- _Records for the task_
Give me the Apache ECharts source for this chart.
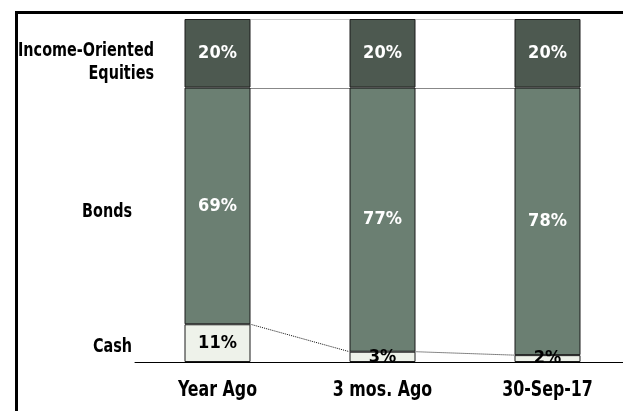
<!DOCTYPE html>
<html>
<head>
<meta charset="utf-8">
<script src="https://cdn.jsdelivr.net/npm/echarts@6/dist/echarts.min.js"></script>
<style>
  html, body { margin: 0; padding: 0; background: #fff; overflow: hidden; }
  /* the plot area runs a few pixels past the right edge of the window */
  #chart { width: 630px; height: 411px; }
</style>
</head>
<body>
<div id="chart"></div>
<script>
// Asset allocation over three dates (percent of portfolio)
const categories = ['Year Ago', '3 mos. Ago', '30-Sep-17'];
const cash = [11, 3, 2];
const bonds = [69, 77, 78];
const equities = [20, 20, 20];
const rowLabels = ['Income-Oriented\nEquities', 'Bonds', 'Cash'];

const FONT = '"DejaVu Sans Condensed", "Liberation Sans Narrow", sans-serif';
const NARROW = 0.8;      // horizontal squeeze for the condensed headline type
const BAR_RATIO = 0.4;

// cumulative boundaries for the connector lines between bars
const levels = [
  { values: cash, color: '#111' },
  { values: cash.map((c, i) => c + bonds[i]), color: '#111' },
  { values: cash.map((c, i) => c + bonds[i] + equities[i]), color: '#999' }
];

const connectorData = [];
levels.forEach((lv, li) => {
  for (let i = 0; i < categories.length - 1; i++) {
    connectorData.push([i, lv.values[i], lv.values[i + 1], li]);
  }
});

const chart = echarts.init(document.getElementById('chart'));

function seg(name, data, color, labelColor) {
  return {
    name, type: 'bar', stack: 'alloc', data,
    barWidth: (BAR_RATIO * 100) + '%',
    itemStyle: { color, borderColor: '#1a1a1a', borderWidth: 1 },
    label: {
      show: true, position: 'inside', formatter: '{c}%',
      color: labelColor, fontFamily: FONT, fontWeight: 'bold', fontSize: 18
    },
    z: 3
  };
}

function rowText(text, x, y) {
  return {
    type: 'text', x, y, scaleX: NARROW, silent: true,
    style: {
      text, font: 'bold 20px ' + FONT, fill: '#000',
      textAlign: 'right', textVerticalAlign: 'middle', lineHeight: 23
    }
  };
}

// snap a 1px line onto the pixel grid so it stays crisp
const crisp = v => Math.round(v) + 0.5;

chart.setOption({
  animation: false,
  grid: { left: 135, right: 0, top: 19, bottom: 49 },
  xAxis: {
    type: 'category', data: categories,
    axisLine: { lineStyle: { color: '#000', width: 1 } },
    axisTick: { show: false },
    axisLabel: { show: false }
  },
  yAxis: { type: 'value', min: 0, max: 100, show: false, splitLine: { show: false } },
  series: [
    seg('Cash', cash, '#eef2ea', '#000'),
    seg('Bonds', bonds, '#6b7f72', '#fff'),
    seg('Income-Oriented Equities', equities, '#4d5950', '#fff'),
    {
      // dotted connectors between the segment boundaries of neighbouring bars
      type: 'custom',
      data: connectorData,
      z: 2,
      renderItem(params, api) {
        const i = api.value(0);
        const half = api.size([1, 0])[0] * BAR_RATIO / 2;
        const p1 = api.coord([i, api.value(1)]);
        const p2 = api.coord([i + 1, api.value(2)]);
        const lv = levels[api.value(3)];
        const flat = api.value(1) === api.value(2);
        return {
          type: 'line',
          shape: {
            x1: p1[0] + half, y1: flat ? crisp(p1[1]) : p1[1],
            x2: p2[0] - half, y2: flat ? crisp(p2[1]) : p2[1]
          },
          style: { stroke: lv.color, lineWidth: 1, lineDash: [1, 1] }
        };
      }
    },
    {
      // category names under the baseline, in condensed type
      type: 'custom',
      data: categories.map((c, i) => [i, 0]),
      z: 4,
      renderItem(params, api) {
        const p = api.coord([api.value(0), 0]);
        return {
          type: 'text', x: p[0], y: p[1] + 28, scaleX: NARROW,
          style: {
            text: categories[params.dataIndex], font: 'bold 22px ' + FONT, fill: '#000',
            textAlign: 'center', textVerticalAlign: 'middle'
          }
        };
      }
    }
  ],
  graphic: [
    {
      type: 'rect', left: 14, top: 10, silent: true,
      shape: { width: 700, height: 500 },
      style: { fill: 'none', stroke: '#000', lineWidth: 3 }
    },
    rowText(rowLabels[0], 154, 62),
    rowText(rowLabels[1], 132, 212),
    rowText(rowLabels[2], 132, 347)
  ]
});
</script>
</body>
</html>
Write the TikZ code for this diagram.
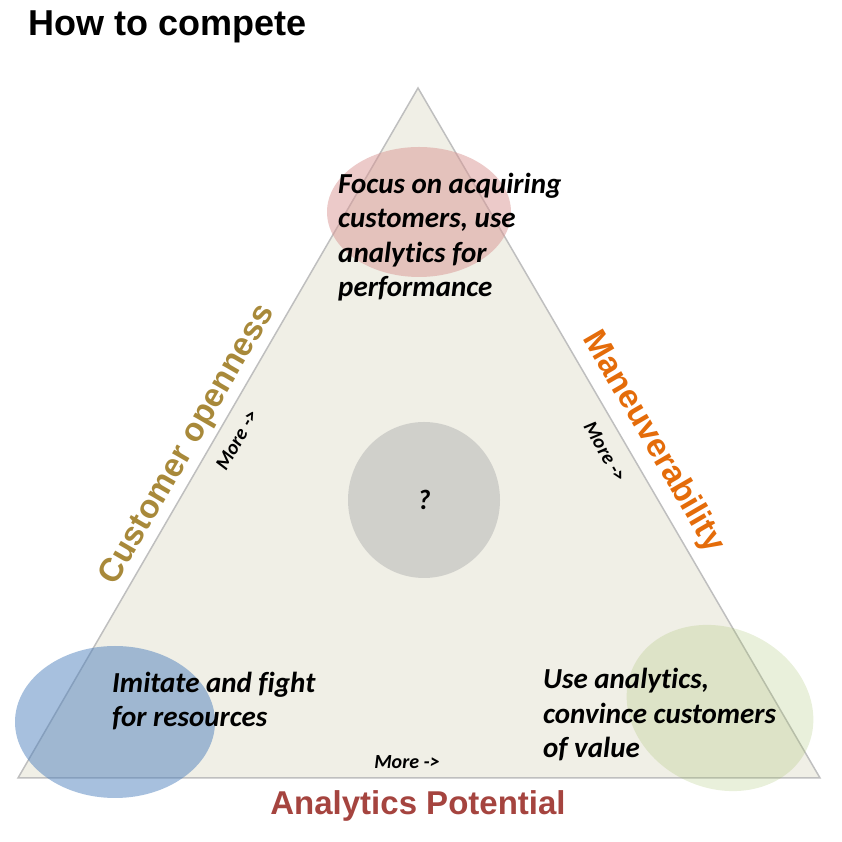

- _Problem statement_
Can you restate all the records above word for word while dropping the pictures?

- _Result of this task_
Give me the Apache ECharts source for this chart.
<!DOCTYPE html>
<html>
<head>
<meta charset="utf-8">
<script src="https://cdn.jsdelivr.net/npm/echarts@6/dist/echarts.min.js"></script>
<style>
  html, body { margin: 0; padding: 0; background: #fff; overflow: hidden; }
  /* the plot area runs a few pixels past the right edge of the window */
  #chart { width: 630px; height: 411px; }
</style>
</head>
<body>
<div id="chart"></div>
<script>
// Asset allocation over three dates (percent of portfolio)
const categories = ['Year Ago', '3 mos. Ago', '30-Sep-17'];
const cash = [11, 3, 2];
const bonds = [69, 77, 78];
const equities = [20, 20, 20];
const rowLabels = ['Income-Oriented\nEquities', 'Bonds', 'Cash'];

const FONT = '"DejaVu Sans Condensed", "Liberation Sans Narrow", sans-serif';
const NARROW = 0.8;      // horizontal squeeze for the condensed headline type
const BAR_RATIO = 0.4;

// cumulative boundaries for the connector lines between bars
const levels = [
  { values: cash, color: '#111' },
  { values: cash.map((c, i) => c + bonds[i]), color: '#111' },
  { values: cash.map((c, i) => c + bonds[i] + equities[i]), color: '#999' }
];

const connectorData = [];
levels.forEach((lv, li) => {
  for (let i = 0; i < categories.length - 1; i++) {
    connectorData.push([i, lv.values[i], lv.values[i + 1], li]);
  }
});

const chart = echarts.init(document.getElementById('chart'));

function seg(name, data, color, labelColor) {
  return {
    name, type: 'bar', stack: 'alloc', data,
    barWidth: (BAR_RATIO * 100) + '%',
    itemStyle: { color, borderColor: '#1a1a1a', borderWidth: 1 },
    label: {
      show: true, position: 'inside', formatter: '{c}%',
      color: labelColor, fontFamily: FONT, fontWeight: 'bold', fontSize: 18
    },
    z: 3
  };
}

function rowText(text, x, y) {
  return {
    type: 'text', x, y, scaleX: NARROW, silent: true,
    style: {
      text, font: 'bold 20px ' + FONT, fill: '#000',
      textAlign: 'right', textVerticalAlign: 'middle', lineHeight: 23
    }
  };
}

// snap a 1px line onto the pixel grid so it stays crisp
const crisp = v => Math.round(v) + 0.5;

chart.setOption({
  animation: false,
  grid: { left: 135, right: 0, top: 19, bottom: 49 },
  xAxis: {
    type: 'category', data: categories,
    axisLine: { lineStyle: { color: '#000', width: 1 } },
    axisTick: { show: false },
    axisLabel: { show: false }
  },
  yAxis: { type: 'value', min: 0, max: 100, show: false, splitLine: { show: false } },
  series: [
    seg('Cash', cash, '#eef2ea', '#000'),
    seg('Bonds', bonds, '#6b7f72', '#fff'),
    seg('Income-Oriented Equities', equities, '#4d5950', '#fff'),
    {
      // dotted connectors between the segment boundaries of neighbouring bars
      type: 'custom',
      data: connectorData,
      z: 2,
      renderItem(params, api) {
        const i = api.value(0);
        const half = api.size([1, 0])[0] * BAR_RATIO / 2;
        const p1 = api.coord([i, api.value(1)]);
        const p2 = api.coord([i + 1, api.value(2)]);
        const lv = levels[api.value(3)];
        const flat = api.value(1) === api.value(2);
        return {
          type: 'line',
          shape: {
            x1: p1[0] + half, y1: flat ? crisp(p1[1]) : p1[1],
            x2: p2[0] - half, y2: flat ? crisp(p2[1]) : p2[1]
          },
          style: { stroke: lv.color, lineWidth: 1, lineDash: [1, 1] }
        };
      }
    },
    {
      // category names under the baseline, in condensed type
      type: 'custom',
      data: categories.map((c, i) => [i, 0]),
      z: 4,
      renderItem(params, api) {
        const p = api.coord([api.value(0), 0]);
        return {
          type: 'text', x: p[0], y: p[1] + 28, scaleX: NARROW,
          style: {
            text: categories[params.dataIndex], font: 'bold 22px ' + FONT, fill: '#000',
            textAlign: 'center', textVerticalAlign: 'middle'
          }
        };
      }
    }
  ],
  graphic: [
    {
      type: 'rect', left: 14, top: 10, silent: true,
      shape: { width: 700, height: 500 },
      style: { fill: 'none', stroke: '#000', lineWidth: 3 }
    },
    rowText(rowLabels[0], 154, 62),
    rowText(rowLabels[1], 132, 212),
    rowText(rowLabels[2], 132, 347)
  ]
});
</script>
</body>
</html>
Write the TikZ code for this diagram.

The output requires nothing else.